With this thesis, I'll relate how beauty, ego and tragedy work hand in hand because I totally relate to these three abstract words.

I know there's a thing like inner beauty. This is a term for a person who is generous, has a kind heart and shows empathy towards others but we can't leave out the ones who are physically coated with beauty just because they have some challenges character wise. My main focus actually is on physical beauty and how it leads to ego and of course tragedy.

Revolving my story from personal experience.

I've been constantly reminded right from childhood by my parents that I am beautiful and these constant reminders stuck to my brain, mind and soul that each time I looked at myself in the mirror I saw nothing but beauty in person and this actually affected how I think and carry myself around. This was also noticed in the few females I placed my observation on in the course of carrying out my thesis.

We beautiful people tend to refuse to beg our love interests when a problem ensues because we feel that there are one and a thousand people out there ready to grab our ass if given a chance to do so. We feel we're doing the next person a favor by even responding to their greetings or having them as a friend. We always want to be in the spotlight and when we're not noticed, our ego feels trampled upon and shit hurts for real.

I have some beautiful friends who will never say please to anyone just because they feel they're doing the person a favor just by being in their life.
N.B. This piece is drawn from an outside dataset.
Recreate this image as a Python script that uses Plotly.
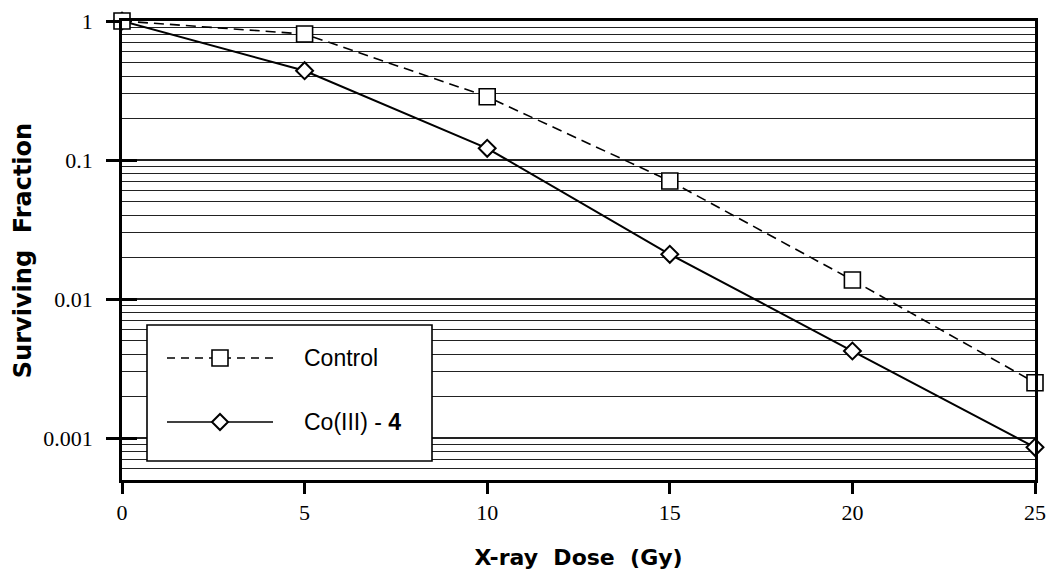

I have displayed this attitude and won't leave it out by playing the good girl( I feel it's just youthful exuberance).

I almost lost my relationship because I felt pretty and was like "you can't even do without me" and I stormed out of the room instead of apologizing for my wrong deed. My ego had risen to its highest point and I felt everything should go my way because of course I am beautiful and lots of guys on my contacts were waiting for the slightest opportunity to be given a chance to love me. This made me feel I was doing my partner a favor so I acted in ways that seemed pleasant to me not considering his feelings. I never apologized no matter what. There's this girl slang among my peers that says; a pretty girl begs no man for love or anything no matter what.

This was my conviction till I tried and tested other waters then I figured that to stay in a relationship even as a beauty queen required part of my ego put aside. That ego that felt trampled on each time my conscience beat me to apologize for something whether I was wrong or not had to be put in check for me to maintain a good relationship with people. Not just with my love interest but with everyone around me.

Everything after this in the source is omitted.